LLNL / lbann

Livermore Big Artificial Neural Network Toolkit
http://software.llnl.gov/lbann/
Other
223 stars 79 forks source link

Make Catch2-based testing part of developer builds #1214

Open benson31 opened 5 years ago

benson31 commented 5 years ago

Since developers are supposed to use spack and Catch2 has a spack package, we should update our recipe/environment/whatever to include the Catch2 tests. This applies to hydrogen, too, though I haven't added many tests there.

davidHysom commented 5 years ago

what is Catch2? (Yes, I know I can google. But I'm urging you (and other) to include in this and similar issues bullet points such as:

benson31 commented 5 years ago

Catch2 is the testing framework we use for a small portion of our unit tests (mostly utilities that @ndryden and I have added and a bunch of the transforms work that @ndryden did. Building with it in general is completely optional and it will always remain optional. This will just add it to the developer builds. (This support has been part of LBANN for several months now.)

LBANN desperately needs better unit tests; the Bamboo tests are good for integration testing (even the "unit tests" in Bamboo are pushing the boundary of integration testing (and really anything that uses real (i.e., non-mocked) MPI cannot be a unit test because it can fail for non-software reasons (e.g., someone unplugs some ethernet cables))) but they are painful to run and take several minutes even in the best case. Catch2 is a better choice for TDD; it integrates with CTest and Bamboo will generate nice, formatted output for your tests.

As I've mentioned before: Catch2 is already configured in LBANN and Hydrogen for sequential testing (no MPI). It can be used for MPI-based testing but there are two concerns: first, it needs a separate main() function to do the proper initialization and cleanup; second, we don't integrate with a mocking framework for MPI so the probability of false positives is higher (ethernet cables are unplugged, the internet goes away, you don't have an allocation, etc).
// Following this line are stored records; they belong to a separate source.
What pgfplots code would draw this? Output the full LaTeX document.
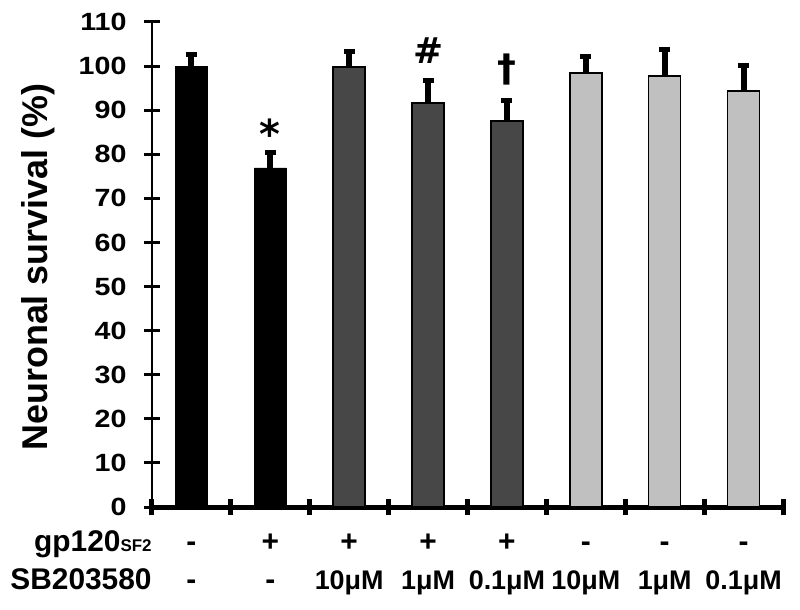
\documentclass[border=0pt]{standalone}
\usepackage{fontspec}
\setmainfont{Liberation Sans}
\newfontfamily\markfont{DejaVu Sans}
\usepackage{pgfplots}
\pgfplotsset{compat=1.18}
\definecolor{darkbar}{HTML}{474747}
\definecolor{lightbar}{HTML}{C0C0C0}

\pgfplotsset{
  errstyle/.style={
    error bars/.cd, y dir=plus, y explicit,
    error bar style={line width=6bp, black},
    error mark options={rotate=90, mark size=5.5bp, line width=5bp, black},
  },
}

\begin{document}
\begin{tikzpicture}
\useasboundingbox (-152bp,-103bp) rectangle (648bp,507bp);
\begin{axis}[
  at={(0,0)}, anchor=south west,
  scale only axis, width=631bp, height=485bp,
  xmin=0, xmax=8, ymin=0, ymax=110,
  axis x line=bottom, axis y line=left,
  x axis line style={line width=5bp, -},
  y axis line style={line width=2.5bp, -},
  xtick={0,...,8}, xticklabels={},
  ytick={0,10,...,110},
  tick align=center,
  xtick style={line width=5bp, black},
  ytick style={line width=3bp, black},
  major tick length=16bp,
  yticklabel={\scalebox{1.15}[1]{\pgfmathprintnumber{\tick}}},
  yticklabel style={font=\bfseries\fontsize{25}{25}\selectfont,
    /pgf/number format/assume math mode=true, anchor=east, xshift=-14bp},
  clip=false,
]
% control and gp120 alone
\addplot[ybar, bar width=32bp, bar shift=0pt, fill=black, draw=black, errstyle]
  coordinates {(0.5,100.0) +- (0,2.6) (1.5,76.9) +- (0,3.5)};
% gp120 + SB203580
\addplot[ybar, bar width=32bp, bar shift=0pt, fill=darkbar, draw=black, line width=1.5bp, errstyle]
  coordinates {(2.5,99.8) +- (0,3.4) (3.5,91.6) +- (0,5.1) (4.5,87.5) +- (0,4.6)};
% SB203580 alone
\addplot[ybar, bar width=32bp, bar shift=0pt, fill=lightbar, draw=black, line width=1.5bp, errstyle]
  coordinates {(5.5,98.4) +- (0,3.7) (6.5,97.7) +- (0,6.0) (7.5,94.3) +- (0,5.8)};

% significance marks
\node[font=\markfont\bfseries\fontsize{40}{40}\selectfont, anchor=base] at (axis cs:1.5,81.2) {*};
\node[font=\markfont\bfseries\fontsize{36}{36}\selectfont, anchor=base] at (axis cs:3.5,100.5) {\#};
\node[font=\markfont\bfseries\fontsize{38}{38}\selectfont, anchor=base] at (axis cs:4.5,96.4) {†};

% y label
\node[rotate=90, font=\bfseries\fontsize{36}{36}\selectfont] at (axis cs:-1.445,54.4) {Neuronal survival (\%)};

% treatment table
\node[font=\bfseries\fontsize{30}{30}\selectfont, anchor=base east] at (axis cs:0.04,-10.0) {gp120{\fontsize{17}{17}\selectfont SF2}};
\node[font=\bfseries\fontsize{30}{30}\selectfont, anchor=base east] at (axis cs:0.04,-18.8) {SB203580};

\node[font=\bfseries\fontsize{30}{30}\selectfont, anchor=base] at (axis cs:0.5,-10.0) {-};
\node[font=\bfseries\fontsize{30}{30}\selectfont, anchor=base] at (axis cs:1.5,-10.0) {+};
\node[font=\bfseries\fontsize{30}{30}\selectfont, anchor=base] at (axis cs:2.5,-10.0) {+};
\node[font=\bfseries\fontsize{30}{30}\selectfont, anchor=base] at (axis cs:3.5,-10.0) {+};
\node[font=\bfseries\fontsize{30}{30}\selectfont, anchor=base] at (axis cs:4.5,-10.0) {+};
\node[font=\bfseries\fontsize{30}{30}\selectfont, anchor=base] at (axis cs:5.5,-10.0) {-};
\node[font=\bfseries\fontsize{30}{30}\selectfont, anchor=base] at (axis cs:6.5,-10.0) {-};
\node[font=\bfseries\fontsize{30}{30}\selectfont, anchor=base] at (axis cs:7.5,-10.0) {-};

\node[font=\bfseries\fontsize{30}{30}\selectfont, anchor=base] at (axis cs:0.5,-18.8) {-};
\node[font=\bfseries\fontsize{30}{30}\selectfont, anchor=base] at (axis cs:1.5,-18.8) {-};
\node[font=\bfseries\fontsize{27}{27}\selectfont, anchor=base] at (axis cs:2.5,-18.8) {10μM};
\node[font=\bfseries\fontsize{27}{27}\selectfont, anchor=base] at (axis cs:3.5,-18.8) {1μM};
\node[font=\bfseries\fontsize{27}{27}\selectfont, anchor=base] at (axis cs:4.5,-18.8) {0.1μM};
\node[font=\bfseries\fontsize{27}{27}\selectfont, anchor=base] at (axis cs:5.5,-18.8) {10μM};
\node[font=\bfseries\fontsize{27}{27}\selectfont, anchor=base] at (axis cs:6.5,-18.8) {1μM};
\node[font=\bfseries\fontsize{27}{27}\selectfont, anchor=base] at (axis cs:7.5,-18.8) {0.1μM};
\end{axis}
\end{tikzpicture}
\end{document}
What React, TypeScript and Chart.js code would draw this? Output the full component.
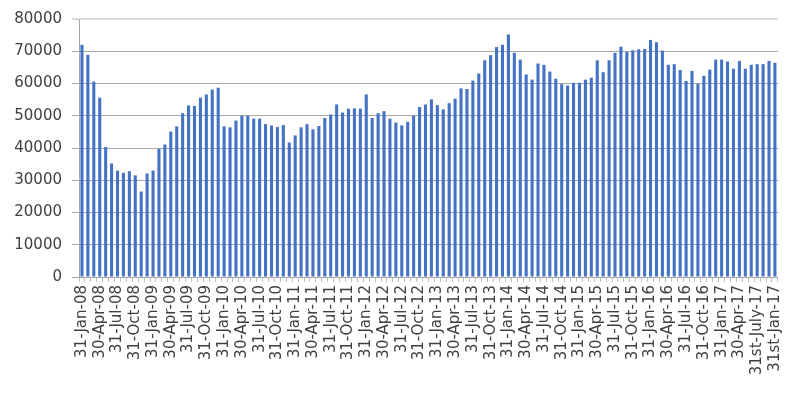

GPUs should be fine, but again, without a mocked framework, they can give false positives for non-software reasons (e.g., a CUDA build on a system without an NVIDIA GPU (yes, this is a thing)).

As for learning, there are examples in src/utils/unit_test/ and src/transforms/unit_test/. There is also a tutorial on the Catch2 GH site and a detailed reference section. It would be great if more developers would adopt this framework since it's very flexible and easy to use. There are also lots of features that I personally want to explore but haven't had the opportunity just yet.